KTPB
- Altheimer, Arkansas; United States;
- Broadcast area: Pine Bluff, Arkansas
- Frequency: 98.1 MHz
- Branding: 98.1 The Hog

Programming
- Format: Classic country

Ownership
- Owner: Paul Coats and Mike Huckabee; (Bluff City Radio, LLC);
- Operator: PB Radio
- Sister stations: KDPX, KPBA, KTRN

History
- First air date: 2015

Technical information
- Licensing authority: FCC
- Facility ID: 190416
- Class: C3
- ERP: 9,500 watts
- HAAT: 137 meters (449 ft)

Links
- Public license information: Public file; LMS;
- Website: www.deltaplexnews.com

= KTPB =

Radio station in Altheimer, Arkansas

KTPB is an FM radio station at 98.1 MHz in Altheimer, Arkansas, serving Pine Bluff.

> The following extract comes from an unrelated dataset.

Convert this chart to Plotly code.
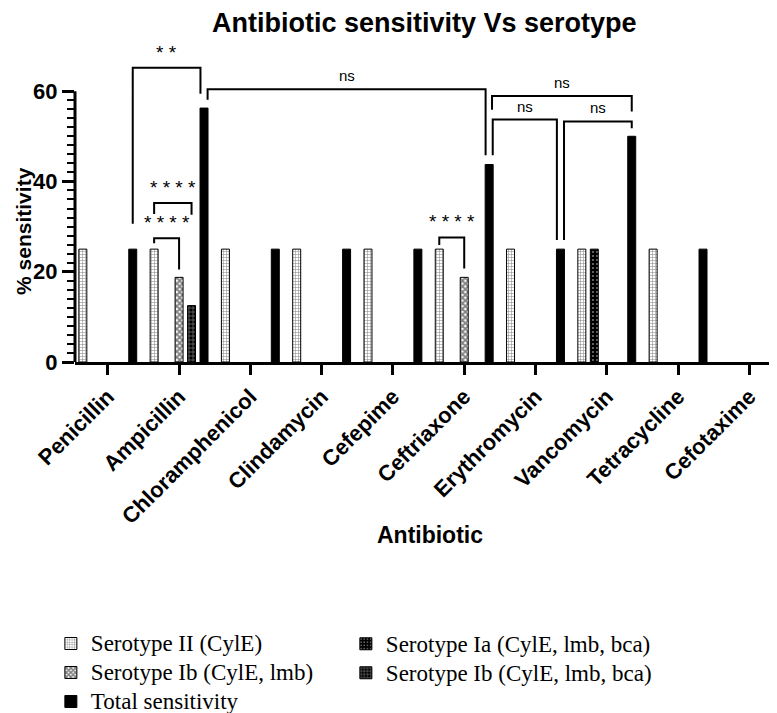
import plotly.graph_objects as go

categories = ["Penicillin", "Ampicillin", "Chloramphenicol", "Clindamycin", "Cefepime",
              "Ceftriaxone", "Erythromycin", "Vancomycin", "Tetracycline", "Cefotaxime"]

# None = no bar drawn (0 %)
sero_II = [25, 25, 25, 25, 25, 25, 25, 25, 25, None]
sero_Ia = [None, None, None, None, None, None, None, 25, None, None]
sero_Ib_lmb = [None, 18.75, None, None, None, 18.75, None, None, None, None]
sero_Ib_bca = [None, 12.5, None, None, None, None, None, None, None, None]
total_sens = [25, 56.25, 25, 25, 25, 43.75, 25, 50, 25, None]

y_tick_vals = [0, 20, 40, 60]

# comparisons: (category A, series A, category B, series B, label)
comparisons = [
    ("Penicillin", "total", "Ampicillin", "total", "* *"),
    ("Ampicillin", "II", "Ampicillin", "Ib_bca", "* * * *"),
    ("Ampicillin", "II", "Ampicillin", "Ib_lmb", "* * * *"),
    ("Ampicillin", "total", "Ceftriaxone", "total", "ns"),
    ("Ceftriaxone", "total", "Vancomycin", "total", "ns"),
    ("Ceftriaxone", "total", "Erythromycin", "total", "ns"),
    ("Erythromycin", "total", "Vancomycin", "total", "ns"),
    ("Ceftriaxone", "II", "Ceftriaxone", "Ib_lmb", "* * * *"),
]
# bracket geometry (styling): left-leg bottom, top, right-leg bottom, left nudge, right nudge
bracket_geom = [
    (30.6, 65.2, 59.4, 0.0, -0.05),
    (32.8, 35.2, 32.6, 0.0, 0.0),
    (26.3, 27.4, 20.5, 0.0, 0.0),
    (58.1, 60.4, 45.8, 0.05, -0.05),
    (55.9, 58.9, 55.5, 0.04, 0.0),
    (45.8, 53.7, 27.0, 0.05, -0.05),
    (27.0, 53.3, 51.8, 0.05, 0.0),
    (25.9, 27.6, 20.7, 0.0, 0.0),
]

BARGAP = 0.125
series_order = ["II", "Ia", "Ib_lmb", "Ib_bca", "total"]
slot = (1 - BARGAP) / len(series_order)
offset = {s: -(1 - BARGAP) / 2 + (i + 0.5) * slot for i, s in enumerate(series_order)}


def leg(name):
    return f'<span style="font-size:23px">{name}</span>'


line_style = dict(color="black", width=1)
fig = go.Figure()
fig.add_trace(go.Bar(x=categories, y=sero_II, name=leg("Serotype II (CylE)"), legend="legend",
                     marker=dict(color="white", line=line_style,
                                 pattern=dict(shape="+", fgcolor="#222", bgcolor="white",
                                              size=3, solidity=0.35))))
fig.add_trace(go.Bar(x=categories, y=sero_Ia, name=leg("Serotype Ia (CylE, lmb, bca)"),
                     legend="legend2",
                     marker=dict(color="black", line=line_style,
                                 pattern=dict(shape=".", fgcolor="white", bgcolor="black",
                                              size=4, solidity=0.2))))
fig.add_trace(go.Bar(x=categories, y=sero_Ib_lmb, name=leg("Serotype Ib (CylE, lmb)"),
                     legend="legend",
                     marker=dict(color="white", line=line_style,
                                 pattern=dict(shape="x", fgcolor="black", bgcolor="white",
                                              size=4, solidity=0.7))))
fig.add_trace(go.Bar(x=categories, y=sero_Ib_bca, name=leg("Serotype Ib (CylE, lmb, bca)"),
                     legend="legend2",
                     marker=dict(color="black", line=line_style,
                                 pattern=dict(shape="+", fgcolor="white", bgcolor="black",
                                              size=4, solidity=0.3))))
fig.add_trace(go.Bar(x=categories, y=total_sens, name=leg("Total sensitivity"),
                     legend="legend",
                     marker=dict(color="black", line=line_style)))

shapes = []
annotations = []
for (ca, sa, cb, sb, label), (yl, yt, yr, nl, nr) in zip(comparisons, bracket_geom):
    xa = categories.index(ca) + offset[sa] + nl
    xb = categories.index(cb) + offset[sb] + nr
    shapes.append(dict(type="path", xref="x", yref="y",
                       path=f"M {xa},{yl} L {xa},{yt} L {xb},{yt} L {xb},{yr}",
                       line=dict(color="black", width=2)))
    is_ns = label == "ns"
    annotations.append(dict(x=(xa + xb) / 2, y=yt, xref="x", yref="y", text=label,
                            showarrow=False, yanchor="bottom", yshift=3,
                            font=dict(family="Liberation Sans", size=15 if is_ns else 19,
                                      color="black")))

# y axis line only up to 60
shapes.append(dict(type="line", xref="paper", yref="y", x0=0, x1=0, y0=0, y1=60,
                   line=dict(color="black", width=3)))

# y axis title (centred on the 0-60 part of the axis)
annotations.append(dict(text="<b>% sensitivity</b>", textangle=-90, showarrow=False,
                        xref="paper", x=-0.0925, xanchor="left",
                        yref="y", y=29, yanchor="middle",
                        font=dict(family="Liberation Sans", size=21, color="black")))

legend_common = dict(orientation="v", xanchor="left", y=-0.83, yanchor="top",
                     font=dict(family="Liberation Serif", size=20, color="black"),
                     traceorder="normal", bgcolor="rgba(0,0,0,0)")

fig.update_layout(
    width=777, height=713,
    margin=dict(l=67, r=0, t=38, b=351),
    paper_bgcolor="white", plot_bgcolor="white",
    barmode="group", bargap=BARGAP, bargroupgap=0.36,
    title=dict(text="<b>Antibiotic sensitivity Vs serotype</b>", x=0.492, xref="paper",
               xanchor="center", y=1 - 15 / 713, yref="container", yanchor="middle",
               font=dict(family="Liberation Sans", size=27, color="black")),
    xaxis=dict(range=[-0.46, 9.5], showline=True, linewidth=3, linecolor="black",
               ticks="outside", ticklen=10, tickwidth=3, tickcolor="black",
               tickangle=-45, showgrid=False, zeroline=False,
               tickfont=dict(family="Liberation Sans", size=22, color="black", weight="bold"),
               title=dict(text="<b>Antibiotic</b>", standoff=0,
                          font=dict(family="Liberation Sans", size=23, color="black"))),
    yaxis=dict(range=[0, 70], showline=False, showgrid=False, zeroline=False,
               tickmode="array", tickvals=y_tick_vals,
               ticks="outside", ticklen=12, tickwidth=3, tickcolor="black",
               tickfont=dict(family="Liberation Sans", size=22, color="black", weight="bold"),
               minor=dict(tickmode="array",
                          tickvals=[v for v in range(0, 61, 2) if v % 20],
                          ticks="outside", ticklen=7, tickwidth=2, tickcolor="black")),
    legend=dict(x=-0.034, **legend_common),
    legend2=dict(x=-0.034 + 295 / 710, **legend_common),
    shapes=shapes,
    annotations=annotations,
)

fig.write_html("out.html")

The station is owned by Bluff City Radio, a company of Mike Huckabee and Paul Coats, and operated by PB Radio under a local marketing agreement; it broadcasts a classic country format known as 98.1 The Hog.

==History==
The station received its callsign in February 2015 and launched later that year. Huckabee and Coats had bought the permits for three stations from Nancy Miller and acquired KTRN from another owner.

In March 2018, Huckabee and Coats struck a local marketing agreement to have the four Pine Bluff stations he owned be operated by PB Radio, which is owned by Mike and Alpha Horne. PB Radio also has the option of purchasing them.